Associate Professor James Stacey Taylor challenged the illegal concept of candidates “buying” support from voters in an election.
“How many vote to influence the outcomes of an election?” Taylor asked the audience.
“Poor, misguided people,” he said to the students who raised their hands in response.
Taylor believes that the vote of an individual person is very unlikely to influence the final outcome of an election, and therefore people don’t gain anything from voting, he said.
However, the professor gave his audience a new idea: People would gain something through voting if candidates were allowed to purchase votes.
When asked if this was a good idea, not one audience member raised a hand.
“Most people would be made better off,” Taylor said of the idea of buying and selling votes.
Markets in voting do not exist at this time, but people would be more likely to vote for a particular person if money was an incentive, he said.

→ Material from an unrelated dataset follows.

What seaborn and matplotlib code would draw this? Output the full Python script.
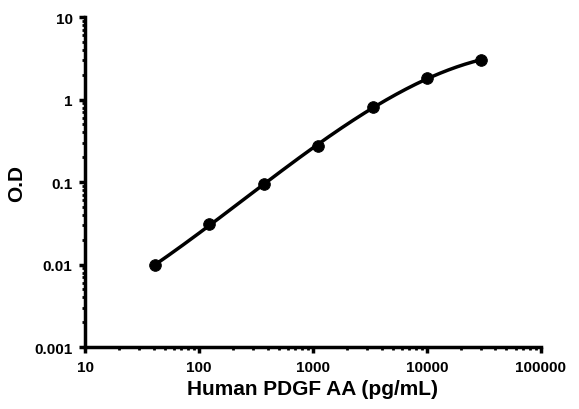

Taylor then asked audience members if they would be willing to vote for a party with unconventional ideas, such as the Neo-Nazi party, if the candidates were willing to pay voters more money than Republicans and Democrats.
The audience responded that they would not because of their unpopular values.
Taylor said he believed the audience had responded like most people would. According to Taylor, voters would consider the values of political parties offering lower amounts of money to pay voters. People will look at the price and policies, he noted.
“You won’t sell your vote to the party offering the highest price,” Taylor said.
With this agreement, voters would still be paid to vote for candidates with similar values, and the candidates would receive votes to win, according to Taylor. Therefore, everyone is satisfied.
“It’s a beautiful situation,” he said.
If markets, such as voting markets, are banned, people do not have access to options they might wish to pursue, Taylor said.
Voters would rather have a small amount of financially and politically beneficial choices, he said, than have a large amount of choices from which they do not receive anything.
“I think we’re in the worst of all possible worlds,” Taylor said. “We have a coercive government and no markets in votes. … The best option would be to have no markets in votes, but we get rid of governments.”
“It was eye-opening,” sophomore Steve Campeau said following the lecture. “I thought this was very interesting. He made a great point.”